When seeking “fuel to the fire”, Molly looked to medieval spirituality and patristic authors and said there were radical threads in orthodox and traditional Christianity that were untapped.

Molly wrote a chapter on purity culture and how the church has traditionally denigrated sexual desire, with “oppression against especially young people and controlling young people’s freedom and sexuality”.

Instead, this chapter offered an alternative view, saying a resounding “yes” to the notion of loving God erotically. “Eros, this way of loving which is passionate and embodied, and takes the whole of ourselves, is absolutely the way in which we love God,” Molly said and this had been a thread through the scriptures and Christian history.

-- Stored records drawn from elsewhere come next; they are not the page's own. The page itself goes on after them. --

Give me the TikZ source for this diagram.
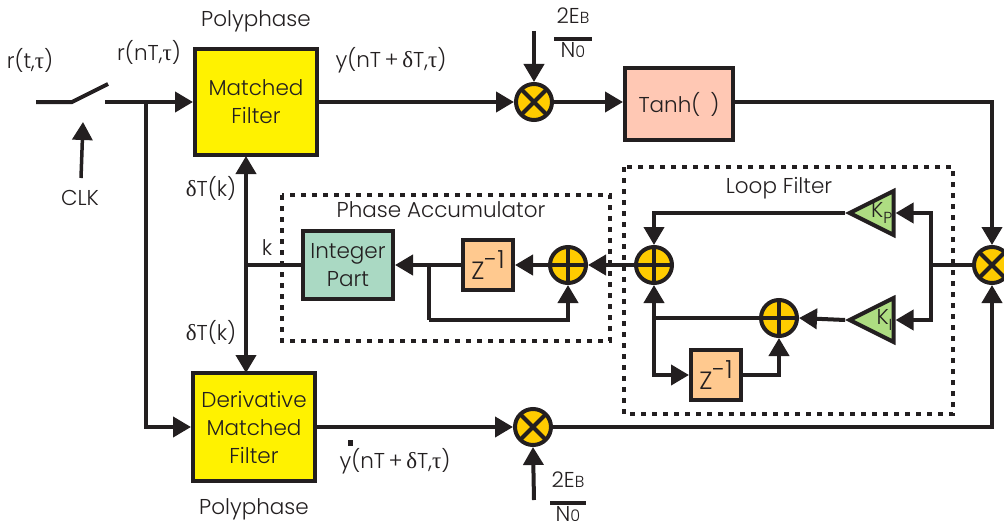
\documentclass[tikz,border=0pt]{standalone}
\usepackage{fontspec}
\setmainfont{Poppins Light}
\newfontfamily\greekfont{Liberation Serif}
\usetikzlibrary{arrows.meta, positioning, shapes.geometric}
\newcommand{\Tau}{{\greekfont\fontsize{23}{28}\selectfont τ}}
\newcommand{\Dlt}{{\greekfont\fontsize{23}{28}\selectfont δ}}
\newcommand{\Sm}[1]{{\fontsize{16}{16}\selectfont #1}}
\newcommand{\Zinv}{{\fontsize{25}{28}\selectfont Z\raisebox{11pt}{-1}}}
\definecolor{inkc}{HTML}{231F20}
\tikzset{
    x=1pt, y=-1pt,
    every node/.style={font=\fontsize{21.5}{28}\selectfont, text=inkc},
    wire/.style={draw=inkc, line width=4pt},
    arr/.style={wire, -{Triangle[length=18pt, width=20pt]}},
    block/.style={draw=inkc, line width=4pt, align=center, inner sep=0pt},
    filterbox/.style={block, fill=yellow, minimum width=122pt},
    delaybox/.style={block, fill=delayc, minimum width=50pt, minimum height=50pt},
    mixer/.style={circle, draw=inkc, line width=4pt, fill=junctc, minimum size=36pt, inner sep=0pt, path picture={
        \draw[inkc, line width=4pt] (path picture bounding box.north east) -- (path picture bounding box.south west);
        \draw[inkc, line width=4pt] (path picture bounding box.north west) -- (path picture bounding box.south east);
    }},
    adder/.style={circle, draw=inkc, line width=4pt, fill=junctc, minimum size=36pt, inner sep=0pt, path picture={
        \draw[inkc, line width=4pt] (path picture bounding box.north) -- (path picture bounding box.south);
        \draw[inkc, line width=4pt] (path picture bounding box.west) -- (path picture bounding box.east);
    }},
    gain/.style={isosceles triangle, isosceles triangle apex angle=53, shape border rotate=180, draw=inkc, line width=4pt, fill=gainc, minimum height=44pt, inner sep=0pt},
    dots/.style={draw=inkc, line width=4.5pt, dash pattern=on 5pt off 6pt},
}
\definecolor{delayc}{HTML}{FFC98F}
\definecolor{junctc}{HTML}{FFCC00}
\definecolor{gainc}{HTML}{AEDD82}
\definecolor{tanhc}{HTML}{FFC8B4}
\definecolor{intc}{HTML}{AAD9C3}

\begin{document}
\begin{tikzpicture}
    \useasboundingbox (0,0) rectangle (1004,527);

    % dotted groups first
    \draw[dots] (282,195) rectangle (610,341);
    \draw[dots] (624,167) rectangle (953,414);

    % blocks
    \node[filterbox, minimum height=106pt] (mf) at (256,102) {Matched\\Filter};
    \node[filterbox, minimum height=108pt] (dmf) at (254,427) {Derivative\\Matched\\Filter};
    \node[block, fill=tanhc, minimum width=108pt, minimum height=72pt] (tanh) at (679,104) {Tanh(\hspace{10pt})};
    \node[block, fill=intc, minimum width=90pt, minimum height=68pt] (ip) at (348,265) {Integer\\Part};
    \node[delaybox] (zpa) at (488,265) {\Zinv};
    \node[delaybox] (zlf) at (716,375) {\Zinv};

    % junctions
    \node[mixer] (mtop) at (534,102) {};
    \node[mixer] (mbot) at (533,427) {};
    \node[mixer] (merr) at (992,265) {};
    \node[adder] (apa) at (568,265) {};
    \node[adder] (alf) at (654,265) {};
    \node[adder] (alow) at (779,318) {};

    % gains
    \node[gain] (kp) at (880,213) {};
    \node[gain] (ki) at (880,320) {};
    \node[left=2pt of kp.lower side, inner sep=1pt] (kplab) {K\raisebox{-6pt}{\Sm{P}}};
    \node[left=2pt of ki.lower side, inner sep=1pt] (kilab) {K\raisebox{-6pt}{\Sm{I}}};

    % free ends and taps
    \coordinate (insrc) at (36,102);
    \coordinate (swl) at (72,102);
    \coordinate (swr) at (108,84);
    \coordinate (swo) at (105,102);
    \coordinate (inbr) at (146,102);
    \coordinate (clkend) at (83,122);
    \coordinate (clksrc) at (81,178);
    \coordinate (tap) at (246,265);
    \coordinate (mftap) at (246,156);
    \coordinate (dmftap) at (246,373);
    \coordinate (fbo) at (429,265);
    \coordinate (fbl) at (429,320);
    \coordinate (errtap) at (931,265);
    \coordinate (lftap) at (654,318);
    \coordinate (ebtop) at (534,31);
    \coordinate (ebbot) at (534,500);

    % connectors
    \draw[wire] (insrc) -- (swl) -- (swr);
    \draw[arr] (swo) -- (mf.west);
    \draw[arr] (inbr) |- (dmf.west);
    \draw[arr, line width=3.5pt] (clksrc) -- (clkend);
    \draw[arr] (mf.east) -- (mtop.west);
    \draw[arr] (mtop.east) -- (tanh.west |- mtop.east);
    \draw[arr] (tanh.east |- mtop.east) -| (merr.north);
    \draw[arr] (dmf.east) -- (mbot.west);
    \draw[arr] (mbot.east) -| (merr.south);
    \draw[arr] (ebtop) -- (mtop.north);
    \draw[arr] (ebbot) -- (mbot.south);
    \draw[wire] (merr.west) -- (errtap);
    \draw[arr] (errtap) |- (kp.lower side);
    \draw[arr] (errtap) |- (ki.lower side);
    \draw[arr] (kp.apex) -| (alf.north);
    \draw[arr] (ki.apex) -- (alow.east);
    \draw[wire] (alow.west) -- (lftap);
    \draw[arr] (lftap) -- (alf.south);
    \draw[arr] (lftap) |- (zlf.west);
    \draw[arr] (zlf.east) -| (alow.south);
    \draw[arr] (alf.west) -- (apa.east);
    \draw[arr] (apa.west) -- (zpa.east);
    \draw[arr] (zpa.west) -- (ip.east);
    \draw[wire] (fbo) -- (fbl);
    \draw[arr] (fbl) -| (apa.south);
    \draw[wire] (ip.west) -- (tap);
    \draw[arr] (tap) -- (mftap);
    \draw[arr] (tap) -- (dmftap);

    % labels
    \node[above=11pt of mf] (pmf) {Polyphase};
    \node[below=12pt of dmf] (pdmf) {Polyphase};
    \node (lrt) at (30,60) {r(t,\Tau)};
    \node (lrn) at (149,52) {r(nT,\Tau)};
    \node (ly) at (391,60) {y(nT\,+\,\Dlt T,\Tau)};
    \node (lyd) at (395,461) {y(nT\,+\,\Dlt T,\Tau)};
    \node[fill=inkc, inner sep=0pt, minimum width=5pt, minimum height=6pt] (ydot) at (350,443) {};
    \node (lclk) at (80,198) {CLK};
    \node (ldt) at (211,188) {\Dlt T(k)};
    \node (ldb) at (211,332) {\Dlt T(k)};
    \node (lk) at (267,248) {k};
    \node (lpa) at (441,210) {Phase Accumulator};
    \node (llf) at (779,188) {Loop Filter};
    \node[align=center, inner sep=0pt] (ebt) at (573,33) {2E\Sm{B}\\[-11pt]\rule{38pt}{4pt}\\[-11pt]N\Sm{0}};
    \node[align=center, inner sep=0pt] (ebb) at (568,497) {2E\Sm{B}\\[-11pt]\rule{36pt}{4pt}\\[-11pt]N\Sm{0}};
\end{tikzpicture}
\end{document}
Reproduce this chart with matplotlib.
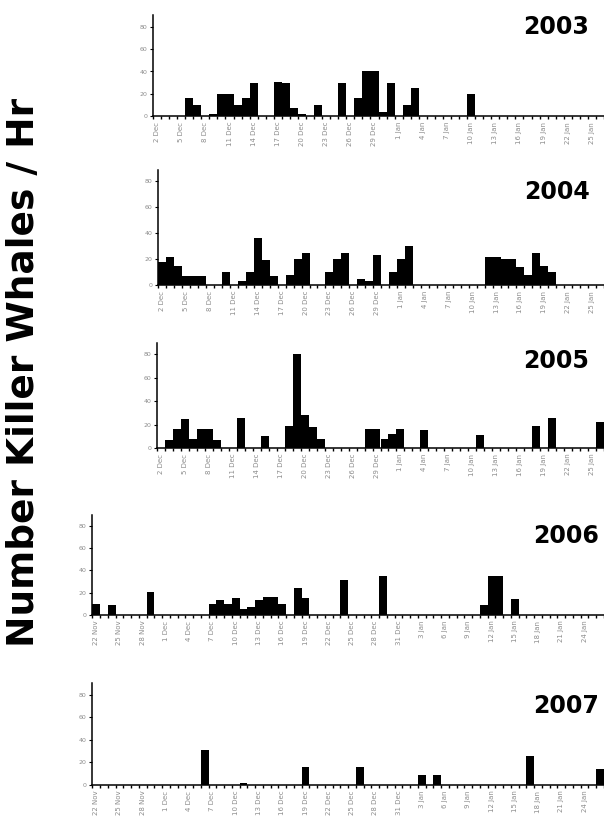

Reviewing the challenge now that Young Woke and Christian has exploded, the Rev Dr Peter Phillips said these were breakthrough prophetic voices and conversations were necessary and needed.  At times there was a presumption that everybody had to think a certain way in order to be a genuine Christian, but that was not the case.

“I think that the conversation is really the most important thing. How do we hold people into that conversation and make it something that is open and valuable and good, listening to one another, rather than kind of demanding allegiance to every single issue that the book proposes?”

He was concerned that direct action polarised society. “We’ve got to be very, very careful that we do things in a way in which is itself loving and caring, and open to transformation and transition to allow the Spirit’s work”.

He added that there were many pressing issues in society at the beginning of the third millennium that were missing from the book such as digital rights, cyberspace and artificial intelligence.

Victoria Turner said in her preface that a second book might be in the wings, suggesting this may address Palestinian liberation, world Christianity, empire colonialism and mission, capitalism and global economic injustice.

Professor Reddie wished the book had been written 30 years ago when he was a young man and experienced feeling invisible in the church. He said to the contributors: “Good on you. Just speak out and be yourself.”